The program aims to teach the skills that students will need to work in the field by allowing them the opportunity to work on actual archeological sites; Kilburn recently offered the program remotely to students on to the Tk’emlúps reserve in Kamloops. The skills taught in the program include basic practical skills such as how to use a compass and how to take field notes, as well as important cultural resource management skills.
“I could create an archeology site out in the lawn out in front of the Young Building and I know my students would do a good job,” says Kilburn. “They would go out and they would dutifully map the site and take their field notes, but when we partner with Indigenous communities, it’s modelling Indigenous archeology so [it incorporates] the importance of following protocols and working with the elders and knowledge keepers.”
Kilburn says that students end up working really hard and are very concerned about being accurate and doing things right because it’s a real-life scenario and they see how it’s going to benefit that community. Kilburn says that this incorporation of Indigenous knowledge has not always been a part of archeology.
“I’ve learned a lot from my Indigenous community involvement, but I’ve had to re-examine some of the things that I learned from the old school of archeologists,” says Kilburn. “This idea that I went through my undergrad living in Coast Salish territory, talking about Coast Salish history, seeing Coast Salish archeology sites, and I did not meet a single Coast Salish person… I think about that now and that’s just not right, so I don’t want any of my students to be able to say that. I’m going to make sure that I make those opportunities to hear firsthand from knowledge keepers and to share that voice.”
Kilburn believes that BC is “leading the pack” in terms of change in archeology and says that some of the difference in what BC is doing comes from a shift in the ways in which historical sites are conceptualized.
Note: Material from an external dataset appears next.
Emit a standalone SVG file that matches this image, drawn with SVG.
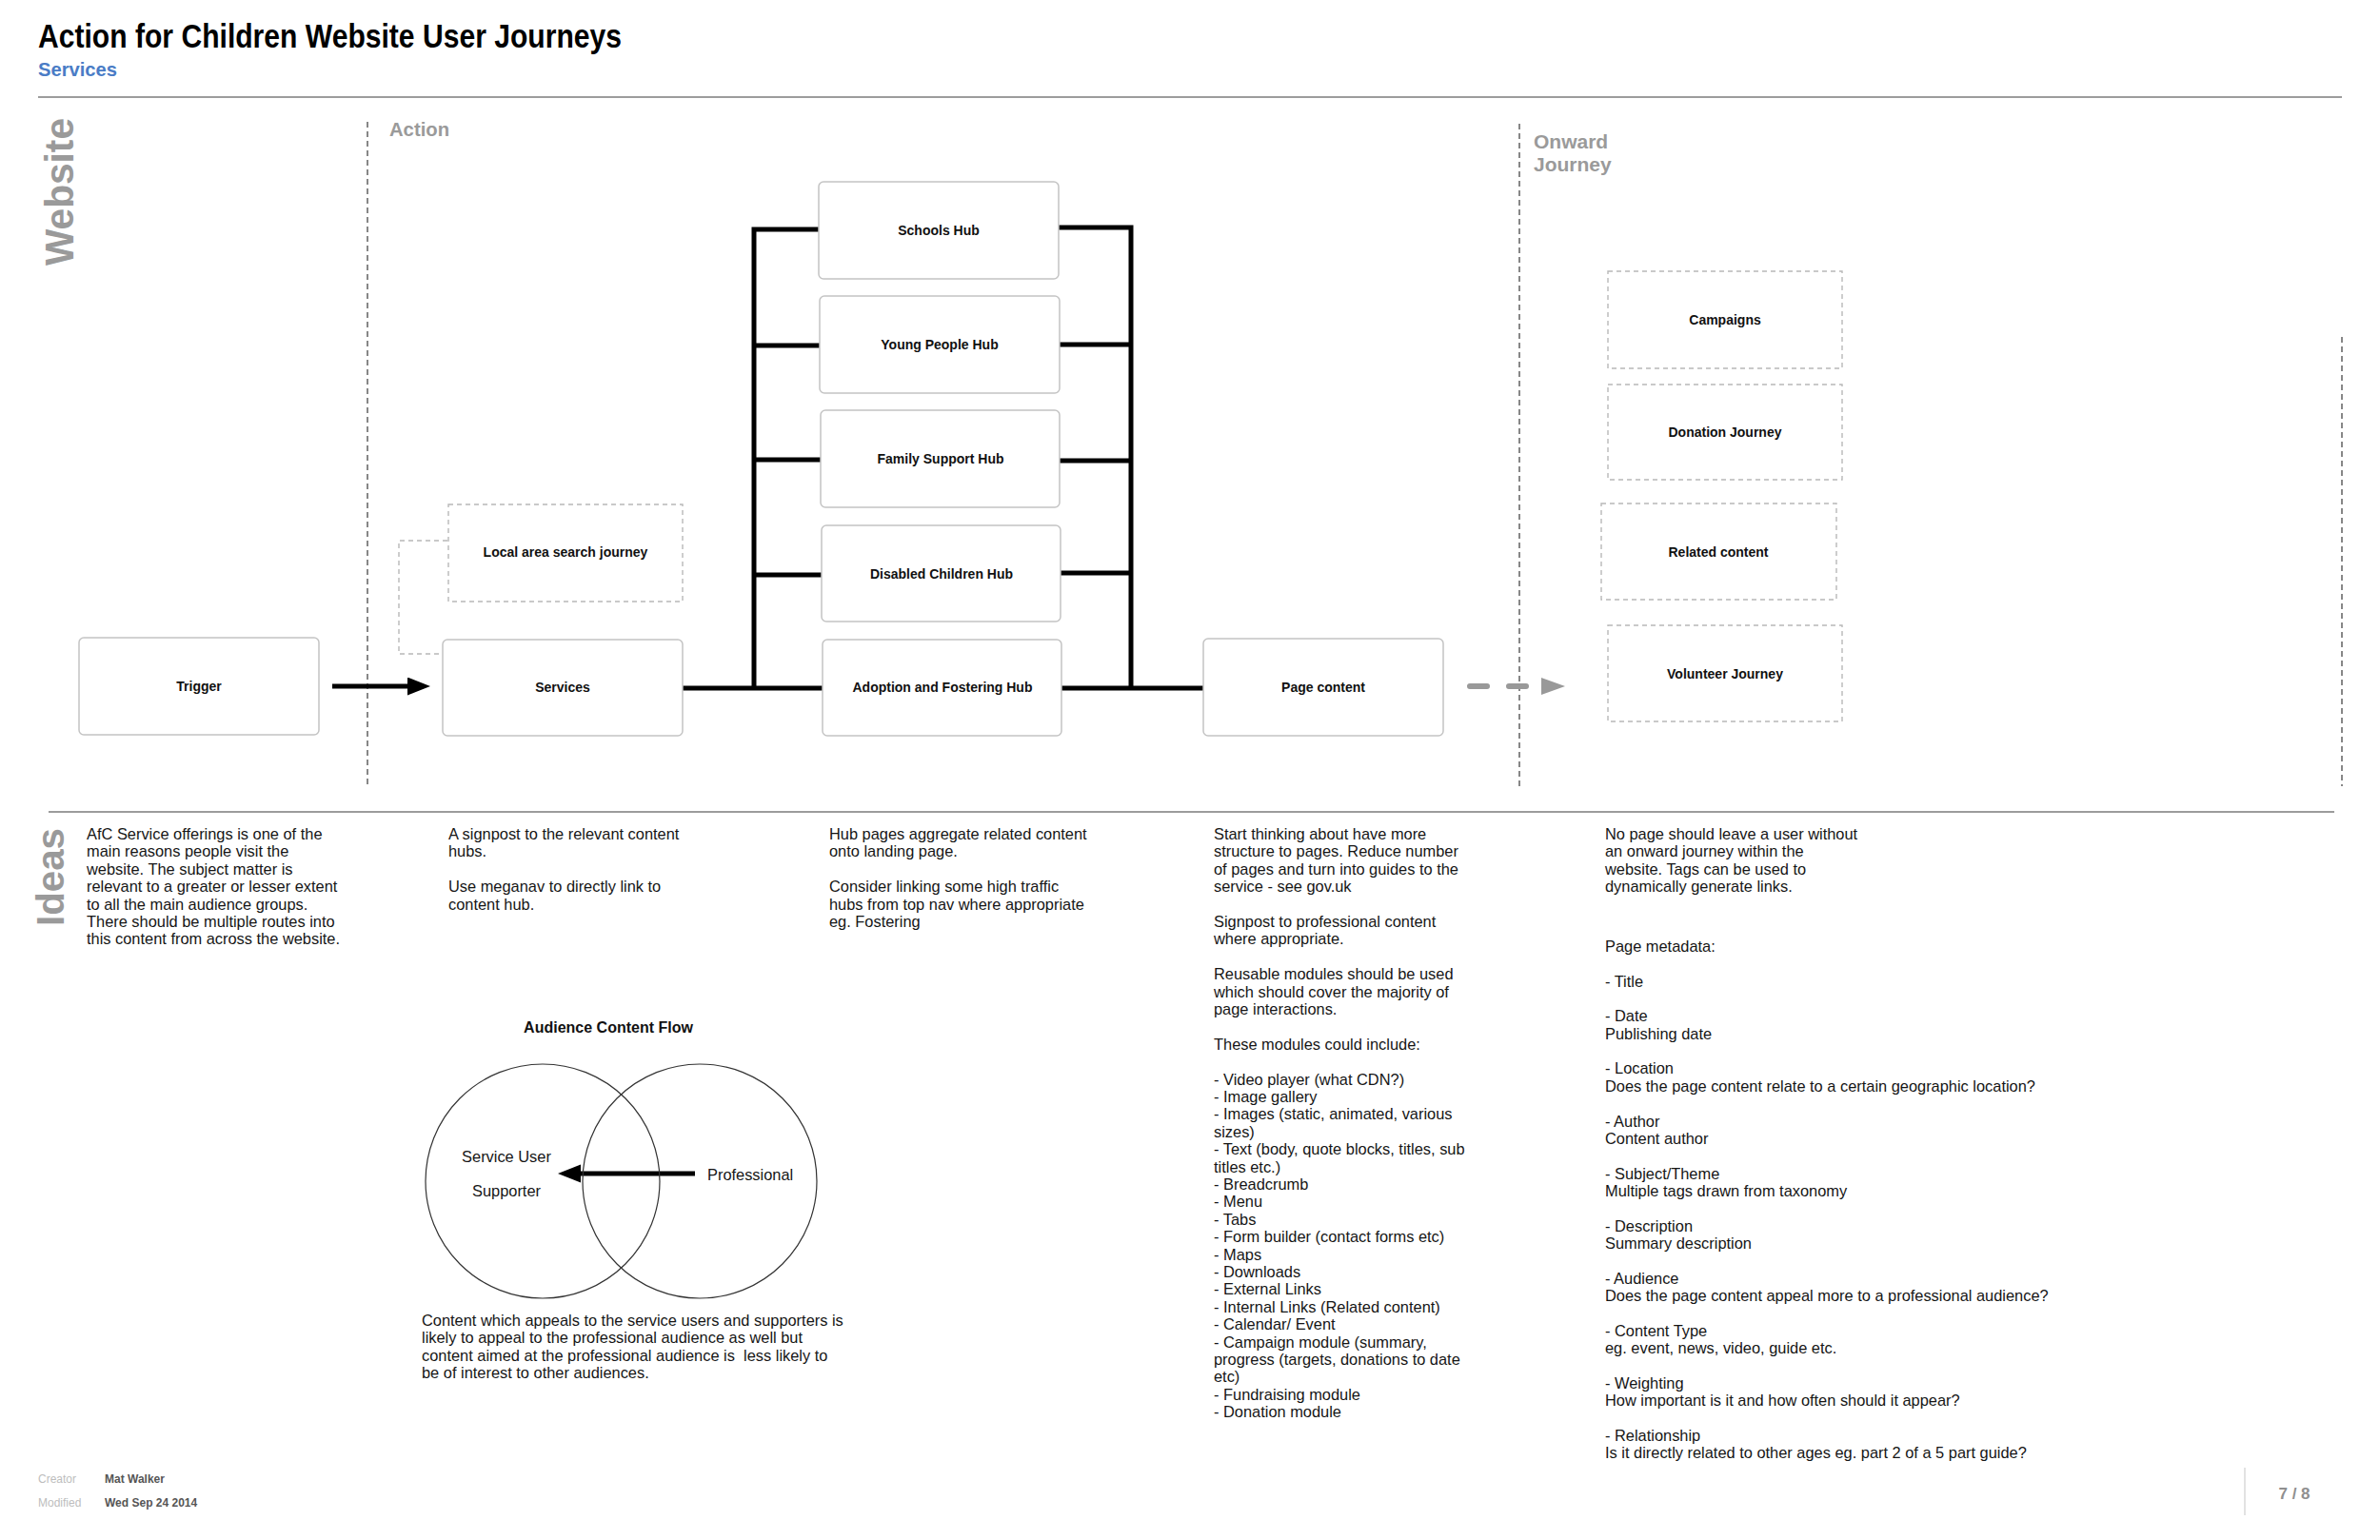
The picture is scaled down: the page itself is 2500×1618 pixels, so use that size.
<svg xmlns="http://www.w3.org/2000/svg" width="2500" height="1618" viewBox="0 0 2500 1618">
<style>
.bg{fill:#ffffff}
.node rect.solid{fill:#fff;stroke:#c4c4c4;stroke-width:1.5}
.node rect.dash{fill:#fff;stroke:#b8b8b8;stroke-width:1.4;stroke-dasharray:5 4}
.lbl{font-family:"Liberation Sans",Arial,sans-serif;font-weight:bold;font-size:14px;fill:#111;text-anchor:middle}
.body{font-family:"Liberation Sans",Arial,sans-serif;font-size:16.4px;fill:#161616}
.sec{font-family:"Liberation Sans Narrow","Liberation Sans",Arial,sans-serif;font-weight:bold;fill:#9a9a9a}
.side{font-family:"Liberation Sans",Arial,sans-serif;font-weight:bold;fill:#9a9a9a}
.bus{fill:none;stroke:#000;stroke-width:5;stroke-linejoin:miter}
.vdash{stroke:#555;stroke-width:1.4;stroke-dasharray:6 4;fill:none}
.rule{stroke:#9c9c9c;stroke-width:2.2}
</style>
<defs>
<marker id="ah" markerUnits="userSpaceOnUse" markerWidth="26" markerHeight="20" refX="0" refY="9.5" orient="auto">
<path d="M0,0 L24,9.5 L0,19 Z" fill="#000"/>
</marker>
</defs>
<rect class="bg" x="0" y="0" width="2500" height="1618"/>

<!-- header -->
<text x="40" y="50" class="sec" style="font-size:35px;fill:#000" textLength="613" lengthAdjust="spacingAndGlyphs">Action for Children Website User Journeys</text>
<text x="40" y="80" class="sec" style="font-size:21px;fill:#4a7cc6" textLength="83" lengthAdjust="spacingAndGlyphs">Services</text>
<line class="rule" x1="40" y1="102" x2="2460" y2="102"/>
<line class="rule" x1="51" y1="853" x2="2452" y2="853"/>

<text class="side" transform="translate(77,279) rotate(-90)" style="font-size:42px" textLength="155" lengthAdjust="spacingAndGlyphs">Website</text>
<text class="side" transform="translate(67,973) rotate(-90)" style="font-size:40px" textLength="103" lengthAdjust="spacingAndGlyphs">Ideas</text>

<!-- section separators -->
<line class="vdash" x1="386" y1="128" x2="386" y2="826"/>
<line class="vdash" x1="1596" y1="130" x2="1596" y2="826"/>
<line class="vdash" x1="2460" y1="354" x2="2460" y2="826"/>
<text x="409" y="143" class="sec" style="font-size:20px" textLength="63" lengthAdjust="spacingAndGlyphs">Action</text>
<text class="sec" style="font-size:21px"><tspan x="1611" y="156">Onward</tspan><tspan x="1611" y="180">Journey</tspan></text>

<!-- connectors -->
<g id="connectors">
<line x1="349" y1="721" x2="428" y2="721" stroke="#000" stroke-width="5" marker-end="url(#ah)"/>
<path d="M470,568 H419 V687 H465" fill="none" stroke="#b8b8b8" stroke-width="1.4" stroke-dasharray="5 4"/>
<path class="bus" d="M717,723 H864"/>
<path class="bus" d="M860,241 H792 V723"/>
<path class="bus" d="M792,363 H861"/>
<path class="bus" d="M792,483 H862"/>
<path class="bus" d="M792,604 H863"/>
<path class="bus" d="M1112,239 H1188 V723"/>
<path class="bus" d="M1113,362 H1188"/>
<path class="bus" d="M1113,484 H1188"/>
<path class="bus" d="M1114,602 H1188"/>
<path class="bus" d="M1115,723 H1264"/>
<path d="M1544,721 H1603" fill="none" stroke="#999" stroke-width="6" stroke-linecap="round" stroke-dasharray="18 23"/>
<polygon points="1619,712 1644,721 1619,730" fill="#999"/>
<line x1="730" y1="1233" x2="610" y2="1233" stroke="#000" stroke-width="5" marker-end="url(#ah)"/>
</g>

<!-- nodes -->
<g id="trigger" class="node"><rect class="solid" x="83" y="670" width="252" height="102" rx="5"/><text class="lbl" x="209" y="726">Trigger</text></g>
<g id="services" class="node"><rect class="solid" x="465" y="672" width="252" height="101" rx="5"/><text class="lbl" x="591" y="727">Services</text></g>
<g id="local-area" class="node"><rect class="dash" x="471" y="530" width="246" height="102"/><text class="lbl" x="594" y="585">Local area search journey</text></g>
<g id="schools-hub" class="node"><rect class="solid" x="860" y="191" width="252" height="102" rx="5"/><text class="lbl" x="986" y="247">Schools Hub</text></g>
<g id="young-people-hub" class="node"><rect class="solid" x="861" y="311" width="252" height="102" rx="5"/><text class="lbl" x="987" y="367">Young People Hub</text></g>
<g id="family-support-hub" class="node"><rect class="solid" x="862" y="431" width="251" height="102" rx="5"/><text class="lbl" x="988" y="487">Family Support Hub</text></g>
<g id="disabled-children-hub" class="node"><rect class="solid" x="863" y="552" width="251" height="101" rx="5"/><text class="lbl" x="989" y="608">Disabled Children Hub</text></g>
<g id="adoption-hub" class="node"><rect class="solid" x="864" y="672" width="251" height="101" rx="5"/><text class="lbl" x="990" y="727">Adoption and Fostering Hub</text></g>
<g id="page-content" class="node"><rect class="solid" x="1264" y="671" width="252" height="102" rx="5"/><text class="lbl" x="1390" y="727">Page content</text></g>
<g id="campaigns" class="node"><rect class="dash" x="1689" y="285" width="246" height="102"/><text class="lbl" x="1812" y="341">Campaigns</text></g>
<g id="donation-journey" class="node"><rect class="dash" x="1689" y="404" width="246" height="100"/><text class="lbl" x="1812" y="459">Donation Journey</text></g>
<g id="related-content" class="node"><rect class="dash" x="1682" y="529" width="247" height="101"/><text class="lbl" x="1805" y="585">Related content</text></g>
<g id="volunteer-journey" class="node"><rect class="dash" x="1689" y="657" width="246" height="101"/><text class="lbl" x="1812" y="713">Volunteer Journey</text></g>

<!-- Ideas text -->
<text class="body">
<tspan x="91" y="882">AfC Service offerings is one of the</tspan>
<tspan x="91" y="900.4">main reasons people visit the</tspan>
<tspan x="91" y="918.8">website. The subject matter is</tspan>
<tspan x="91" y="937.2">relevant to a greater or lesser extent</tspan>
<tspan x="91" y="955.6">to all the main audience groups.</tspan>
<tspan x="91" y="974">There should be multiple routes into</tspan>
<tspan x="91" y="992.4">this content from across the website.</tspan>
</text>
<text class="body">
<tspan x="471" y="882">A signpost to the relevant content</tspan>
<tspan x="471" y="900.4">hubs.</tspan>
<tspan x="471" y="937.2">Use meganav to directly link to</tspan>
<tspan x="471" y="955.6">content hub.</tspan>
</text>
<text class="body">
<tspan x="871" y="882">Hub pages aggregate related content</tspan>
<tspan x="871" y="900.4">onto landing page.</tspan>
<tspan x="871" y="937.2">Consider linking some high traffic</tspan>
<tspan x="871" y="955.6">hubs from top nav where appropriate</tspan>
<tspan x="871" y="974">eg. Fostering</tspan>
</text>
<text class="body">
<tspan x="1275" y="882">Start thinking about have more</tspan>
<tspan x="1275" y="900.4">structure to pages. Reduce number</tspan>
<tspan x="1275" y="918.8">of pages and turn into guides to the</tspan>
<tspan x="1275" y="937.2">service - see gov.uk</tspan>
<tspan x="1275" y="974">Signpost to professional content</tspan>
<tspan x="1275" y="992.4">where appropriate.</tspan>
<tspan x="1275" y="1029.2">Reusable modules should be used</tspan>
<tspan x="1275" y="1047.6">which should cover the majority of</tspan>
<tspan x="1275" y="1066">page interactions.</tspan>
<tspan x="1275" y="1102.8">These modules could include:</tspan>
<tspan x="1275" y="1139.6">- Video player (what CDN?)</tspan>
<tspan x="1275" y="1158">- Image gallery</tspan>
<tspan x="1275" y="1176.4">- Images (static, animated, various</tspan>
<tspan x="1275" y="1194.8">sizes)</tspan>
<tspan x="1275" y="1213.2">- Text (body, quote blocks, titles, sub</tspan>
<tspan x="1275" y="1231.6">titles etc.)</tspan>
<tspan x="1275" y="1250">- Breadcrumb</tspan>
<tspan x="1275" y="1268.4">- Menu</tspan>
<tspan x="1275" y="1286.8">- Tabs</tspan>
<tspan x="1275" y="1305.2">- Form builder (contact forms etc)</tspan>
<tspan x="1275" y="1323.6">- Maps</tspan>
<tspan x="1275" y="1342">- Downloads</tspan>
<tspan x="1275" y="1360.4">- External Links</tspan>
<tspan x="1275" y="1378.8">- Internal Links (Related content)</tspan>
<tspan x="1275" y="1397.2">- Calendar/ Event</tspan>
<tspan x="1275" y="1415.6">- Campaign module (summary,</tspan>
<tspan x="1275" y="1434">progress (targets, donations to date</tspan>
<tspan x="1275" y="1452.4">etc)</tspan>
<tspan x="1275" y="1470.8">- Fundraising module</tspan>
<tspan x="1275" y="1489.2">- Donation module</tspan>
</text>
<text class="body">
<tspan x="1686" y="882">No page should leave a user without</tspan>
<tspan x="1686" y="900.4">an onward journey within the</tspan>
<tspan x="1686" y="918.8">website. Tags can be used to</tspan>
<tspan x="1686" y="937.2">dynamically generate links.</tspan>
<tspan x="1686" y="1000">Page metadata:</tspan>
<tspan x="1686" y="1036.7">- Title</tspan>
<tspan x="1686" y="1073.4">- Date</tspan>
<tspan x="1686" y="1091.75">Publishing date</tspan>
<tspan x="1686" y="1128.45">- Location</tspan>
<tspan x="1686" y="1146.8">Does the page content relate to a certain geographic location?</tspan>
<tspan x="1686" y="1183.5">- Author</tspan>
<tspan x="1686" y="1201.85">Content author</tspan>
<tspan x="1686" y="1238.55">- Subject/Theme</tspan>
<tspan x="1686" y="1256.9">Multiple tags drawn from taxonomy</tspan>
<tspan x="1686" y="1293.6">- Description</tspan>
<tspan x="1686" y="1311.95">Summary description</tspan>
<tspan x="1686" y="1348.65">- Audience</tspan>
<tspan x="1686" y="1367">Does the page content appeal more to a professional audience?</tspan>
<tspan x="1686" y="1403.7">- Content Type</tspan>
<tspan x="1686" y="1422.05">eg. event, news, video, guide etc.</tspan>
<tspan x="1686" y="1458.75">- Weighting</tspan>
<tspan x="1686" y="1477.1">How important is it and how often should it appear?</tspan>
<tspan x="1686" y="1513.8">- Relationship</tspan>
<tspan x="1686" y="1532.15">Is it directly related to other ages eg. part 2 of a 5 part guide?</tspan>
</text>

<!-- Venn -->
<g id="audience-venn">
<text x="639" y="1085" style="font-family:'Liberation Sans',Arial,sans-serif;font-weight:bold;font-size:16px;fill:#111;text-anchor:middle">Audience Content Flow</text>
<circle cx="570" cy="1241" r="123" fill="none" stroke="#333" stroke-width="1.2"/>
<circle cx="735" cy="1241" r="123" fill="none" stroke="#333" stroke-width="1.2"/>
<text x="532" y="1221" class="body" style="text-anchor:middle">Service User</text>
<text x="532" y="1257" class="body" style="text-anchor:middle">Supporter</text>
<text x="743" y="1240" class="body">Professional</text>
</g>
<text class="body">
<tspan x="443" y="1393">Content which appeals to the service users and supporters is</tspan>
<tspan x="443" y="1411.3">likely to appeal to the professional audience as well but</tspan>
<tspan x="443" y="1429.6">content aimed at the professional audience is &#160;less likely to</tspan>
<tspan x="443" y="1447.9">be of interest to other audiences.</tspan>
</text>

<!-- footer -->
<g style="font-family:'Liberation Sans',Arial,sans-serif;font-size:12px">
<text x="40" y="1558" fill="#bdbdbd">Creator</text>
<text x="110" y="1558" fill="#555" font-weight="bold">Mat Walker</text>
<text x="40" y="1583" fill="#bdbdbd">Modified</text>
<text x="110" y="1583" fill="#555" font-weight="bold">Wed Sep 24 2014</text>
</g>
<line x1="2358" y1="1542" x2="2358" y2="1592" stroke="#d8d8d8" stroke-width="1.5"/>
<text x="2410" y="1575" style="font-family:'Liberation Sans',Arial,sans-serif;font-weight:bold;font-size:17px;fill:#8f8f8f;text-anchor:middle">7 / 8</text>
</svg>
“When Indigenous people look at those bones, they don’t see scientific potential, they don’t see data potential, they see their ancestors,” says Kilburn. “So how am I supposed to look at that? Increasingly, I look at it as their ancestors.”
These changes in the field have not come without their own set of struggles, however.
“It can be challenging, too,” says Kilburn. “There’s a lot of learning still to be done and a lot of that relationship building takes a lot of time, building trust, and [overcoming] the legacy of bad anthropology, of people who arrived with a sense of entitlement and stole ancestral remains and removed artefacts and didn’t do it in a way that was respectful. My education continues, and there have been really positive developments.”